Abu Dhabi: Oil prices spiked by 2 per cent on Monday on supply concerns, following attacks on two oil tankers from Saudi Arabia near the Strait of Hormuz.

Brent, the global benchmark was up 1.76 per cent at $71.86 per barrel on Monday at 2.26pm.

West Texas Intermediate was up 1.48 per cent at $62.57 per barrel.

One of the two vessels was on its way to be loaded with Saudi crude oil from the port of Ras Tanura, to be delivered to Saudi Aramco’s customers in the United States.

The Strait of Hormuz is one of the busiest shipping routes in the world, through which 40 per cent of traded global oil passes daily.

Though the incident didn’t lead to any causalities or oil spill, it has sparked fears of a potential supply disruption in what is the global epicentre of the world’s oil supply.

“This strategic waterway is without a doubt the most important oil artery with around 19 million barrels or a third of all seaborne oil passing through it. Any further disruptions to shipping flows in this most vital of choke points risk stoking fears of a supply crunch and subsequent spike in oil prices,” Stephen Brennock, an oil analyst from London based PVM oil associates told Gulf News.

Attention will now turn to avoiding repeat incidences and safeguarding passage for all freight in the Strait of Hormuz, he added.

The latest tensions in the Middle East come as the United States administration terminates Iran sanction waivers granted to eight countries that import oil from the Islamic Republic.

Bjornar Tonhaugen, head of oil market research at Rystad Energy in Oslo, also told Gulf News oil prices would react violently upwards if the strait was to be blocked or disrupted, even only for a short period of time.

“There is limited bypassing options to export crude although Saudi Arabia and the UAE have limited pipeline capacity to pass some crude exports to the Red Sea or the Gulf of Oman.
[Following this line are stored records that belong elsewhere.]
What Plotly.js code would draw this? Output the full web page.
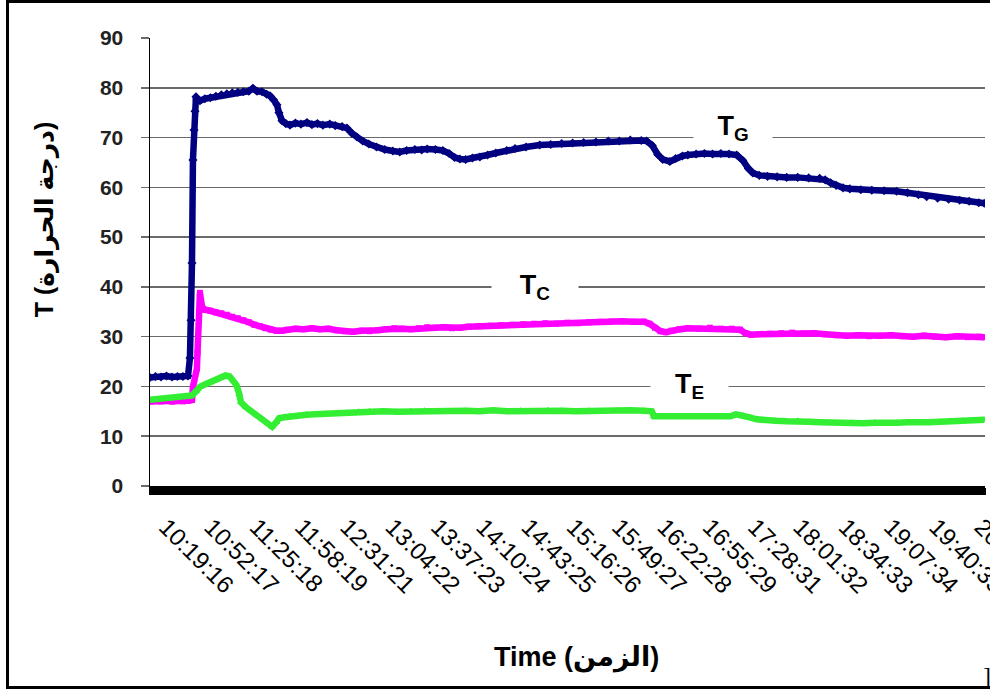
<!DOCTYPE html>
<html><head><meta charset="utf-8">
<script src="https://cdn.plot.ly/plotly-3.0.1.min.js"></script>
<style>
html,body{margin:0;padding:0;background:#fff;overflow:hidden;width:990px;height:690px;}
#frame{position:absolute;left:6px;top:0;width:1000px;height:683px;border:3px solid #000;}
#chart{position:absolute;left:0;top:0;width:990px;height:690px;}
</style></head><body>
<div id="frame"></div><div id="chart"></div>
<script>
// ---- data ----
const startTime = "10:19:16";
const tickLabels = ["10:19:16","10:52:17","11:25:18","11:58:19","12:31:21","13:04:22","13:37:23","14:10:24","14:43:25","15:16:26","15:49:27","16:22:28","16:55:29","17:28:31","18:01:32","18:34:33","19:07:34","19:40:35","20:13:36"];

// elapsed minutes since startTime
const tgMinutes = [0,4,8,12,16,20,24,27.7,29.1,29.9,30.6,31.3,32.1,32.8,33.5,34.2,36.4,40,44,48,52,56,60,64,68,72,75,78,81.6,85,87.4,90,92.5,94,96.2,99,102,106,110,114.4,118,122,126,131,135,140,143.5,147,150.8,155,159.5,165,171,177,182,187,193,198,202,208,213.4,218,222,225.8,230,235,240.4,246,252,260,266,274,284,292,300,308,316,325,334,342,350,358,362,366,370,373.7,378.8,383,388,392,398,404,410,416,422,427.6,432,436,439.3,444,450,457,464,472,480,488,492,496,500,505,510,518,526,535,544,552,560,566,574,582,590,597,604,608];
const tgValues  = [21.8,22.0,21.9,22.1,21.9,22.0,22.0,22.1,25.7,33.3,44.8,65.5,71.5,75.3,78.2,77.6,77.4,77.8,78.0,78.3,78.6,78.8,79.0,79.1,79.2,79.3,79.9,79.3,79.2,78.7,78.4,77.6,76.6,75.0,73.4,72.8,72.5,72.9,72.7,73.0,72.6,72.8,72.5,72.7,72.4,72.2,71.9,70.9,70.1,69.3,68.7,68.1,67.6,67.3,67.1,67.4,67.6,67.5,67.7,67.6,67.4,66.8,66.0,65.7,65.6,65.9,66.1,66.5,66.9,67.4,67.8,68.1,68.5,68.6,68.8,68.9,69.0,69.1,69.3,69.3,69.5,69.4,69.3,68.4,66.6,65.6,65.2,65.8,66.3,66.5,66.7,66.8,66.7,66.8,66.7,66.5,65.4,63.8,62.9,62.4,62.2,62.1,62.0,62.0,61.9,61.8,61.5,60.9,60.4,59.9,59.7,59.5,59.4,59.3,59.2,58.9,58.5,58.1,57.8,57.6,57.4,57.2,56.9,56.8];

const tcMinutes = [0,4,8,12,16,20,24,28,30.6,31.3,34.2,34.6,36.4,37.9,40,44,48,52,56,60,64,68,72,76,80,84,88,92,96,100,106,112,118,124,130,136,142,148,154,160,166,172,178,184,190,196,202,208,214,220,226,232,240,248,256,264,272,280,288,296,304,312,320,328,336,344,352,360,364,368,372,376,380,386,392,400,408,416,424,430,434,438,444,452,460,468,476,484,492,500,508,516,524,532,540,548,556,564,572,580,588,596,604,608];
const tcValues  = [17.0,17.1,17.0,17.1,17.0,17.1,17.0,17.1,17.3,19.9,23.6,26.7,38.8,36.0,35.4,35.2,34.9,34.7,34.4,34.0,33.7,33.3,32.9,32.4,32.1,31.7,31.4,31.2,31.2,31.4,31.6,31.5,31.7,31.5,31.6,31.3,31.1,31.0,31.2,31.1,31.3,31.5,31.7,31.6,31.5,31.7,31.9,31.8,31.9,31.7,31.8,32.0,32.1,32.2,32.3,32.4,32.5,32.6,32.7,32.6,32.8,32.7,32.9,33.0,33.0,33.1,33.0,33.0,32.6,31.8,31.1,30.9,31.2,31.5,31.7,31.6,31.8,31.6,31.6,31.4,30.7,30.4,30.5,30.6,30.7,30.8,30.6,30.7,30.5,30.3,30.2,30.3,30.1,30.2,30.3,30.1,30.0,30.2,30.0,29.9,30.1,29.9,30.0,29.9];

const teMinutes = [0,4,8,12,16,20,24,28,30.6,33.5,36.4,40,44,48,52,55,58,61,63,65,66.3,70,74,78,82,86,89,92,94,98,102,108,114,120,128,136,144,152,160,170,180,190,200,210,220,230,240,250,260,270,280,290,300,310,320,330,340,350,360,365.7,367.2,423,427,432,437,442,448,456,464,472,480,488,496,504,512,520,528,536,544,552,560,568,576,584,592,600,608];
const teValues  = [17.3,17.4,17.5,17.6,17.7,17.8,17.9,18.0,18.2,19.0,19.9,20.4,20.8,21.3,21.8,22.2,22.0,21.2,20.3,18.5,16.8,15.8,15.0,14.2,13.4,12.6,11.9,12.8,13.6,13.8,14.0,14.1,14.3,14.4,14.5,14.6,14.7,14.9,15.0,15.0,14.9,15.0,15.1,14.9,15.0,15.1,15.0,15.2,15.0,15.1,15.0,15.2,15.1,15.0,15.1,15.0,15.1,15.2,15.1,15.0,14.0,14.0,14.4,14.2,13.8,13.4,13.2,13.1,13.0,13.1,12.9,12.8,12.7,12.6,12.7,12.6,12.7,12.6,12.7,12.8,12.7,12.8,12.9,13.0,13.1,13.2,13.3];

// ---- build ----
function toSec(s){const p=s.split(':').map(Number);return p[0]*3600+p[1]*60+p[2];}
const tickVals = tickLabels.map(l => (toSec(l)-toSec(startTime))/60);
const FONT = 'Liberation Sans, Arial, DejaVu Sans, sans-serif';

const traces = [
  {x:tgMinutes, y:tgValues, name:'TG', mode:'lines+markers', line:{color:'#000080', width:6.5}, marker:{symbol:'diamond', size:7, color:'#000080'}},
  {x:tcMinutes, y:tcValues, name:'TC', mode:'lines+markers', line:{color:'#ff00ff', width:6.5}, marker:{symbol:'square', size:6, color:'#ff00ff'}},
  {x:teMinutes, y:teValues, name:'TE', mode:'lines+markers', line:{color:'#33ee33', width:6.5}, marker:{symbol:'triangle-up', size:7, color:'#33ee33'}}
];

const layout = {
  width:990, height:690,
  margin:{l:150, r:5, t:38, b:204},
  paper_bgcolor:'rgba(0,0,0,0)', plot_bgcolor:'rgba(0,0,0,0)',
  showlegend:false,
  font:{family:FONT, color:'#000'},
  xaxis:{
    type:'linear', range:[0,608.5], showgrid:false, zeroline:false,
    showline:true, linecolor:'#000', linewidth:1.5,
    tickmode:'array', tickvals:tickVals, ticktext:tickLabels,
    ticks:'outside', ticklen:7, tickwidth:1.5, tickcolor:'#000',
    tickangle:45, tickfont:{family:FONT, size:24, color:'#000'},
    minor:{tickmode:'linear', tick0:0, dtick:0.5, ticks:'outside', ticklen:7, tickwidth:1, tickcolor:'#000', showgrid:false},
    ticklabelstandoff:9, ticklabelshift:16, ticklabeloverflow:'allow', automargin:false, fixedrange:true
  },
  yaxis:{
    range:[0,90], tickmode:'linear', tick0:0, dtick:10,
    showgrid:true, gridcolor:'#6a6a6a', gridwidth:1.6, zeroline:false,
    showline:true, linecolor:'#000', linewidth:1.5,
    ticks:'outside', ticklen:8, tickwidth:1.5, tickcolor:'#6a6a6a',
    tickfont:{family:FONT, size:21, color:'#222', weight:'bold'},
    ticklabelstandoff:13, automargin:false, fixedrange:true
  },
  annotations:[
    {xref:'paper', yref:'paper', x:(45-150)/835, y:(485.5-220)/447.5, text:'T (درجة الحرارة)', textangle:-90, showarrow:false, xanchor:'center', yanchor:'middle', font:{family:FONT, size:25, color:'#000', weight:'bold'}},
    {xref:'paper', yref:'paper', x:(576-150)/835, y:(485.5-657)/447.5, text:'Time (الزمن)', showarrow:false, xanchor:'center', yanchor:'middle', font:{family:FONT, size:27, color:'#000', weight:'bold'}},
    {xref:'paper', yref:'paper', x:(987-150)/835, y:(485.5-675)/447.5, text:']', showarrow:false, xanchor:'center', yanchor:'middle', font:{family:'Liberation Serif, serif', size:24, color:'#000'}},
    {x:425, y:70, xref:'x', yref:'y', text:'T<sub>G</sub>', showarrow:false, xanchor:'center', yanchor:'middle', yshift:10, width:76, height:34, bgcolor:'#fff', font:{family:FONT, size:27, color:'#000', weight:'bold'}},
    {x:280.5, y:40, xref:'x', yref:'y', text:'T<sub>C</sub>', showarrow:false, xanchor:'center', yanchor:'middle', width:84, height:34, bgcolor:'#fff', font:{family:FONT, size:27, color:'#000', weight:'bold'}},
    {x:393, y:20, xref:'x', yref:'y', text:'T<sub>E</sub>', showarrow:false, xanchor:'center', yanchor:'middle', width:75, height:34, bgcolor:'#fff', font:{family:FONT, size:27, color:'#000', weight:'bold'}}
  ]
};

Plotly.newPlot('chart', traces, layout, {displayModeBar:false, staticPlot:true});
</script>
</body></html>
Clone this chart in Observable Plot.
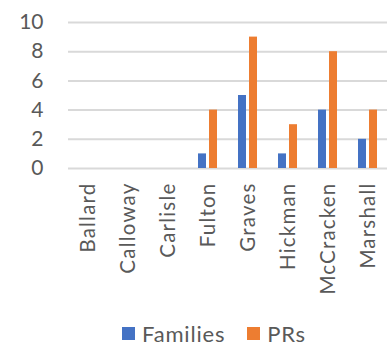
<!DOCTYPE html>
<html>
<head>
<meta charset="utf-8">
<script src="https://cdn.jsdelivr.net/npm/d3@7"></script>
<script src="https://cdn.jsdelivr.net/npm/@observablehq/plot@0.6"></script>
<style>
  html, body { margin: 0; padding: 0; background: #fff; overflow: hidden; }
  #chart { width: 387px; height: 355px; position: relative; font-family: Lato, "Open Sans", sans-serif; }
  .legend { position: absolute; top: 320px; left: 122px; display: flex; align-items: center; font-size: 22px; letter-spacing: 0.8px; color: #595959; font-family: Lato, sans-serif; }
  .legend .item { display: flex; align-items: center; margin-right: 22px; }
  .legend .sw { width: 13px; height: 13px; margin-right: 7px; }
  .fxaxis text { letter-spacing: 1.2px; }
</style>
</head>
<body>
<div id="chart"></div>
<script>
const categories = ["Ballard", "Calloway", "Carlisle", "Fulton", "Graves", "Hickman", "McCracken", "Marshall"];
const families = [0, 0, 0, 1, 5, 1, 4, 2];
const prs = [0, 0, 0, 4, 9, 3, 8, 4];
const seriesNames = ["Families", "PRs"];
const seriesColors = ["#4472C4", "#ED7D31"];
const yTicks = [0, 2, 4, 6, 8, 10];

const data = categories.flatMap((c, i) => [
  {county: c, series: seriesNames[0], value: families[i]},
  {county: c, series: seriesNames[1], value: prs[i]}
]);

const svg = Plot.plot({
  width: 387,
  height: 310,
  marginLeft: 65,
  marginRight: -4,
  marginTop: 22,
  marginBottom: 142,
  style: {fontFamily: "Lato, sans-serif", color: "#595959", background: "transparent", overflow: "visible"},
  fx: {domain: categories, padding: 0, label: null},
  x: {domain: seriesNames, axis: null, paddingInner: 0.25, paddingOuter: 0.83},
  y: {domain: [0, 10], label: null},
  color: {domain: seriesNames, range: seriesColors},
  marks: [
    Plot.ruleY(yTicks, {stroke: "#d9d9d9", strokeWidth: 2}),
    Plot.barY(data, {fx: "county", x: "series", y: "value", fill: "series", filter: d => d.value > 0}),
    Plot.axisY(yTicks, {tickSize: 0, tickPadding: 25, fontSize: 21, fill: "#595959", label: null}),
    Plot.axisFx({anchor: "bottom", tickSize: 0, tickPadding: 14, tickRotate: -90, fontSize: 20.5, fill: "#595959", label: null, className: "fxaxis"})
  ]
});
const chart = document.getElementById("chart");
chart.appendChild(svg);

const legend = document.createElement("div");
legend.className = "legend";
seriesNames.forEach((name, i) => {
  const item = document.createElement("div");
  item.className = "item";
  const sw = document.createElement("div");
  sw.className = "sw";
  sw.style.background = seriesColors[i];
  const label = document.createElement("span");
  label.textContent = name;
  item.appendChild(sw);
  item.appendChild(label);
  legend.appendChild(item);
});
chart.appendChild(legend);
</script>
</body>
</html>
All oil exports from Iran, Kuwait, Qatar, Bahrain, and around 90 per cent of Saudi Arabia’s oil and 75 per cent of Iraqi crude exports pass through the Strait of Hormuz.”

The UAE built a 370-kilometre pipeline connecting Habshan in Abu Dhabi and Fujairah with a capacity to transport 1.5 million barrels per day of crude oil in 2012 to help the country supply oil bypassing the Strait of Hormuz.